Dalam refleksi pribadinya, Rofiki (Kordiv. Advokasi dan Jejaring) menyampaikan bahwa perjumpaan lintas iman pada momen Natal memiliki makna yang sangat mendalam bagi dirinya. “Secara pribadi saya senang bisa bertemu dengan orang lain, terutama di momen Natal bisa bertemu dengan teman-teman yang berbeda agama,” katanya. Bagi Rofiki, pengalaman ini bukan sekadar kunjungan seremonial, melainkan simbol nyata dari hubungan yang erat antarumat beragama, khususnya dengan komunitas Kristen, yang selama ini dibangun melalui dialog dan perjumpaan yang tulus.
Lebih lanjut, Rofiki melihat Safari Natal sebagai pengejawantahan nilai-nilai yang dijunjung dalam Jaringan GUSDURian. Ia menyampaikan bahwa semangat toleransi, keterbukaan, dan kemanusiaan yang dirawat dalam GUSDURian menjadi roh yang menghidupi setiap perjumpaan. “Ini sejalan dengan spirit Gus Dur yang menjunjung tinggi nilai toleransi,” ungkapnya.

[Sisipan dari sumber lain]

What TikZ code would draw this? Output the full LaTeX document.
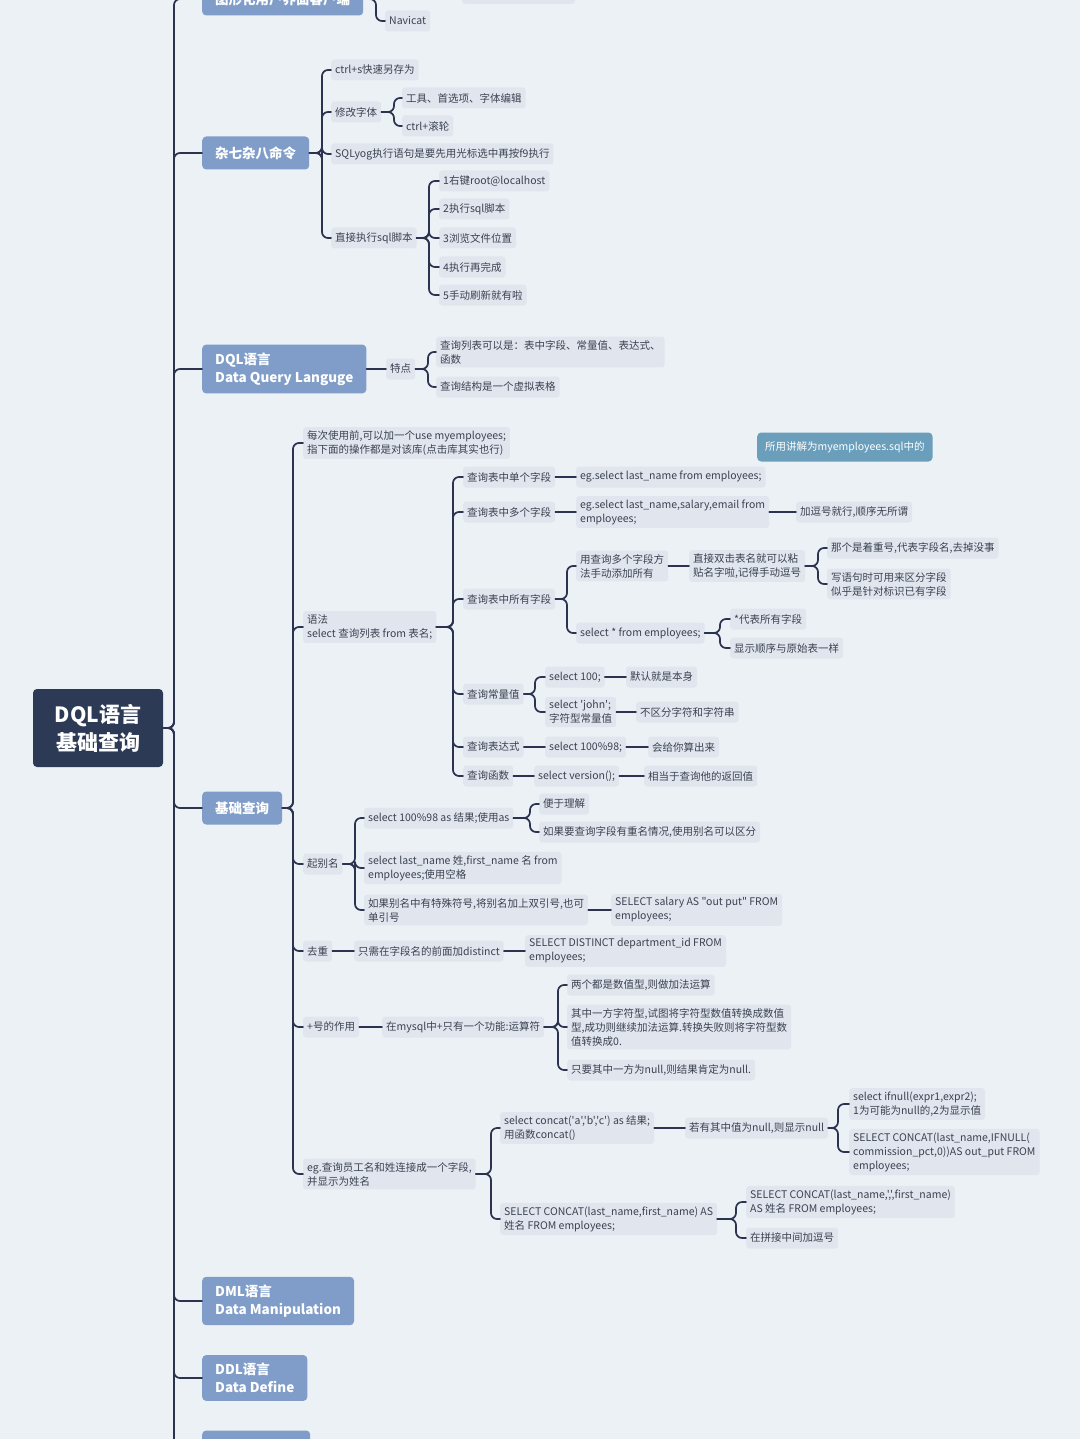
\documentclass[tikz,border=0pt]{standalone}
\usepackage{fontspec}
\newfontfamily\cjk[Ligatures=TeXOff]{Noto Sans CJK SC}
\usepackage{tikz}
\usetikzlibrary{positioning, calc}

\definecolor{bgc}{HTML}{EBF1F5}
\definecolor{leafc}{HTML}{E1E6EE}
\definecolor{mainc}{HTML}{7F9DC8}
\definecolor{rootc}{HTML}{2C3A56}
\definecolor{notec}{HTML}{6A9EBB}
\definecolor{linec}{HTML}{2B3350}
\definecolor{inkc}{HTML}{3A4150}

\begin{document}
\begin{tikzpicture}[x=1pt,y=-1pt, line cap=round, line join=round,
  link/.style={draw=linec, line width=1.7pt, rounded corners=6pt},
  leaf/.style={fill=leafc, text=inkc, rounded corners=3pt, anchor=west, align=left,
    inner xsep=4pt, inner ysep=3.5pt, minimum height=21pt, font=\cjk\fontsize{10.5}{14}\selectfont},
  topic/.style={fill=mainc, text=white, rounded corners=4pt, anchor=west, align=left,
    inner xsep=13pt, inner ysep=8pt, minimum height=33pt, font=\cjk\bfseries\fontsize{13.5}{18}\selectfont},
  rootbox/.style={fill=rootc, text=white, rounded corners=4pt, align=center,
    minimum width=130pt, minimum height=78pt, font=\cjk\bfseries\fontsize{21}{28}\selectfont},
  notebox/.style={fill=notec, text=white, rounded corners=4pt, anchor=west,
    inner xsep=8pt, minimum height=29pt, font=\cjk\fontsize{10.5}{14}\selectfont}]

\useasboundingbox (0,0) rectangle (1080,1439);
\clip (0,0) rectangle (1080,1439);
\fill[bgc] (0,0) rectangle (1080,1439);

% root and main topics
\node[rootbox] (root) at (98,728) {DQL语言\\基础查询};

\node[topic] (gui)   at (202,-1)   {图形化用户界面客户端};
\node[topic] (misc)  at (202,153)  {杂七杂八命令};
\node[topic] (dql)   at (202,369)  {DQL语言\\Data Query Languge};
\node[topic] (basic) at (202,808)  {基础查询};
\node[topic] (dml)   at (202,1301) {DML语言\\Data Manipulation};
\node[topic] (ddl)   at (202,1378) {DDL语言\\Data Define};
\node[topic, minimum width=108pt, minimum height=51pt] (more) at (202,1456) {};

\foreach \kid in {gui,misc,dql,basic,dml,ddl,more}
  \draw[link] (root.east) -- ($(root.east -| \kid.west)+(-28,0)$) |- (\kid.west);

% top
\fill[leafc, rounded corners=3pt] (462,-20) rectangle (575,4);
\node[leaf] (navicat) at (385,21) {Navicat};
\draw[link] (gui.east) -- ($(gui.east -| navicat.west)+(-9,0)$) |- (navicat.west);

% misc
\node[leaf] (ctrls)   at (331,70)  {ctrl+s快速另存为};
\node[leaf] (fontset) at (331,112) {修改字体};
\node[leaf] (font1)   at (402,98)  {工具、首选项、字体编辑};
\node[leaf] (font2)   at (402,126) {ctrl+滚轮};
\node[leaf] (sqlyog)  at (331,154) {SQLyog执行语句是要先用光标选中再按f9执行};
\node[leaf] (script)  at (331,238) {直接执行sql脚本};
\node[leaf] (s1) at (439,181) {1右键root@localhost};
\node[leaf] (s2) at (439,209) {2执行sql脚本};
\node[leaf] (s3) at (439,238) {3浏览文件位置};
\node[leaf] (s4) at (439,267) {4执行再完成};
\node[leaf] (s5) at (439,295) {5手动刷新就有啦};

\foreach \kid in {ctrls,fontset,sqlyog,script}
  \draw[link] (misc.east) -- ($(misc.east -| \kid.west)+(-9,0)$) |- (\kid.west);
\foreach \kid in {font1,font2}
  \draw[link] (fontset.east) -- ($(fontset.east -| \kid.west)+(-8,0)$) |- (\kid.west);
\foreach \kid in {s1,s2,s3,s4,s5}
  \draw[link] (script.east) -- ($(script.east -| \kid.west)+(-10,0)$) |- (\kid.west);

% dql
\node[leaf] (feat)  at (386,369) {特点};
\node[leaf] (feat1) at (436,352) {查询列表可以是：表中字段、常量值、表达式、\\函数};
\node[leaf] (feat2) at (436,387) {查询结构是一个虚拟表格};
\draw[link] (dql.east) -- (feat.west);
\foreach \kid in {feat1,feat2}
  \draw[link] (feat.east) -- ($(feat.east -| \kid.west)+(-8,0)$) |- (\kid.west);

% basic
\node[leaf] (use)    at (303,443)  {每次使用前,可以加一个use myemployees;\\指下面的操作都是对该库(点击库其实也行)};
\node[notebox] (note) at (757,447) {所用讲解为myemployees.sql中的};
\node[leaf] (syntax) at (303,627)  {语法\\select 查询列表 from 表名;};
\node[leaf] (alias)  at (303,864)  {起别名};
\node[leaf] (dist)   at (303,951)  {去重};
\node[leaf] (plus)   at (303,1027) {+号的作用};
\node[leaf] (concat) at (303,1174) {eg.查询员工名和姓连接成一个字段,\\并显示为姓名};
\foreach \kid in {use,syntax,alias,dist,plus,concat}
  \draw[link] (basic.east) -- ($(basic.east -| \kid.west)+(-10,0)$) |- (\kid.west);

% syntax
\node[leaf] (q1)  at (463,477) {查询表中单个字段};
\node[leaf] (q1a) at (576,477) {eg.select last\_name from employees;};
\node[leaf] (q2)  at (463,512) {查询表中多个字段};
\node[leaf] (q2a) at (576,512) {eg.select last\_name,salary,email from\\employees;};
\node[leaf] (q2b) at (796,512) {加逗号就行,顺序无所谓};
\node[leaf] (q3)  at (463,599) {查询表中所有字段};
\node[leaf] (q3a) at (576,566) {用查询多个字段方\\法手动添加所有};
\node[leaf] (q3b) at (689,566) {直接双击表名就可以粘\\贴名字啦,记得手动逗号};
\node[leaf] (q3c) at (827,548) {那个是着重号,代表字段名,去掉没事};
\node[leaf] (q3d) at (827,584) {写语句时可用来区分字段\\似乎是针对标识已有字段};
\node[leaf] (q3e) at (576,633) {select * from employees;};
\node[leaf] (q3f) at (730,619) {*代表所有字段};
\node[leaf] (q3g) at (730,648) {显示顺序与原始表一样};
\node[leaf] (q4)  at (463,694) {查询常量值};
\node[leaf] (q4a) at (545,677) {select 100;};
\node[leaf] (q4b) at (626,677) {默认就是本身};
\node[leaf] (q4c) at (545,712) {select 'john';\\字符型常量值};
\node[leaf] (q4d) at (636,712) {不区分字符和字符串};
\node[leaf] (q5)  at (463,747) {查询表达式};
\node[leaf] (q5a) at (545,747) {select 100\%98;};
\node[leaf] (q5b) at (648,747) {会给你算出来};
\node[leaf] (q6)  at (463,776) {查询函数};
\node[leaf] (q6a) at (534,776) {select version();};
\node[leaf] (q6b) at (644,776) {相当于查询他的返回值};

\foreach \kid in {q1,q2,q3,q4,q5,q6}
  \draw[link] (syntax.east) -- ($(syntax.east -| \kid.west)+(-10,0)$) |- (\kid.west);
\draw[link] (q1.east) -- (q1a.west);
\draw[link] (q2.east) -- (q2a.west);
\draw[link] (q2a.east) -- (q2b.west);
\foreach \kid in {q3a,q3e}
  \draw[link] (q3.east) -- ($(q3.east -| \kid.west)+(-9,0)$) |- (\kid.west);
\draw[link] (q3a.east) -- (q3b.west);
\foreach \kid in {q3c,q3d}
  \draw[link] (q3b.east) -- ($(q3b.east -| \kid.west)+(-9,0)$) |- (\kid.west);
\foreach \kid in {q3f,q3g}
  \draw[link] (q3e.east) -- ($(q3e.east -| \kid.west)+(-10,0)$) |- (\kid.west);
\foreach \kid in {q4a,q4c}
  \draw[link] (q4.east) -- ($(q4.east -| \kid.west)+(-10,0)$) |- (\kid.west);
\draw[link] (q4a.east) -- (q4b.west);
\draw[link] (q4c.east) -- (q4d.west);
\draw[link] (q5.east) -- (q5a.west);
\draw[link] (q5a.east) -- (q5b.west);
\draw[link] (q6.east) -- (q6a.west);
\draw[link] (q6a.east) -- (q6b.west);

% alias
\node[leaf] (al1)  at (364,818) {select 100\%98 as 结果;使用as};
\node[leaf] (al1a) at (539,804) {便于理解};
\node[leaf] (al1b) at (539,832) {如果要查询字段有重名情况,使用别名可以区分};
\node[leaf] (al2)  at (364,868) {select last\_name 姓,first\_name 名 from\\employees;使用空格};
\node[leaf] (al3)  at (364,910) {如果别名中有特殊符号,将别名加上双引号,也可\\单引号};
\node[leaf] (al3a) at (611,910) {SELECT salary AS "out put" FROM\\employees;};
\foreach \kid in {al1,al2,al3}
  \draw[link] (alias.east) -- ($(alias.east -| \kid.west)+(-9,0)$) |- (\kid.west);
\foreach \kid in {al1a,al1b}
  \draw[link] (al1.east) -- ($(al1.east -| \kid.west)+(-9,0)$) |- (\kid.west);
\draw[link] (al3.east) -- (al3a.west);

% distinct
\node[leaf] (dist1) at (354,951) {只需在字段名的前面加distinct};
\node[leaf] (dist2) at (525,951) {SELECT DISTINCT department\_id FROM\\employees;};
\draw[link] (dist.east) -- (dist1.west);
\draw[link] (dist1.east) -- (dist2.west);

% plus
\node[leaf] (plus1) at (382,1027) {在mysql中+只有一个功能:运算符};
\node[leaf] (p1) at (567,985)  {两个都是数值型,则做加法运算};
\node[leaf] (p2) at (567,1027) {其中一方字符型,试图将字符型数值转换成数值\\型,成功则继续加法运算.转换失败则将字符型数\\值转换成0.};
\node[leaf] (p3) at (567,1070) {只要其中一方为null,则结果肯定为null.};
\draw[link] (plus.east) -- (plus1.west);
\foreach \kid in {p1,p2,p3}
  \draw[link] (plus1.east) -- ($(plus1.east -| \kid.west)+(-9,0)$) |- (\kid.west);

% concat
\node[leaf] (c1)  at (500,1128) {select concat('a','b','c') as 结果;\\用函数concat()};
\node[leaf] (c1a) at (685,1128) {若有其中值为null,则显示null};
\node[leaf] (c1b) at (849,1104) {select ifnull(expr1,expr2);\\1为可能为null的,2为显示值};
\node[leaf] (c1c) at (849,1152) {SELECT CONCAT(last\_name,IFNULL(\\commission\_pct,0))AS out\_put FROM\\employees;};
\node[leaf] (c2)  at (500,1219) {SELECT CONCAT(last\_name,first\_name) AS\\姓名 FROM employees;};
\node[leaf] (c2a) at (746,1202) {SELECT CONCAT(last\_name,',',first\_name)\\AS 姓名 FROM employees;};
\node[leaf] (c2b) at (746,1238) {在拼接中间加逗号};
\foreach \kid in {c1,c2}
  \draw[link] (concat.east) -- ($(concat.east -| \kid.west)+(-9,0)$) |- (\kid.west);
\draw[link] (c1.east) -- (c1a.west);
\foreach \kid in {c1b,c1c}
  \draw[link] (c1a.east) -- ($(c1a.east -| \kid.west)+(-11,0)$) |- (\kid.west);
\foreach \kid in {c2a,c2b}
  \draw[link] (c2.east) -- ($(c2.east -| \kid.west)+(-10,0)$) |- (\kid.west);

\end{tikzpicture}
\end{document}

Pertemuan dengan para tokoh lintas iman, khususnya para pendeta, juga memberi kesan tersendiri. Rofiki menuturkan, “Setiap bertemu tokoh-tokoh, saya selalu mendapatkan hal baru untuk dibawa pulang, entah itu wejangan atau nasihat.” Dari dialog-dialog tersebut, ia memperoleh wawasan baru tentang keberagaman, cara pandang iman, serta nilai-nilai kemanusiaan yang sebelumnya belum pernah ia dapatkan. Pengalaman ini, menurutnya, memperkaya cara melihat perbedaan bukan sebagai jarak, melainkan sebagai sumber pembelajaran bersama.

Sebagai penutup rangkaian Safari Natal GUSDURian, seluruh perjumpaan yang telah dilalui menegaskan bahwa Natal bukan semata perayaan internal umat Kristiani, melainkan ruang bersama untuk merawat kemanusiaan, persaudaraan, dan harapan. Safari ini memperlihatkan bahwa dialog lintas iman paling otentik tidak selalu lahir dari forum formal, tetapi dari kunjungan sederhana, sapaan hangat, doa, dan kesediaan untuk saling mendengarkan.
Dalam setiap gereja, susteran, dan rumah yang kami kunjungi, kami belajar bahwa perbedaan iman tidak menghalangi tumbuhnya rasa saling percaya dan solidaritas. Semangat inilah yang terus dihidupi oleh Jaringan GUSDURian, yakni menjadikan toleransi sebagai praktik nyata, bukan sekadar wacana. Safari Natal ini akhirnya menjadi pengingat bahwa damai harus terus diupayakan, dirawat, dan diwariskan melalui perjumpaan konkret, agar nilai kemanusiaan dapat tetap hidup di tengah masyarakat Indonesia yang majemuk.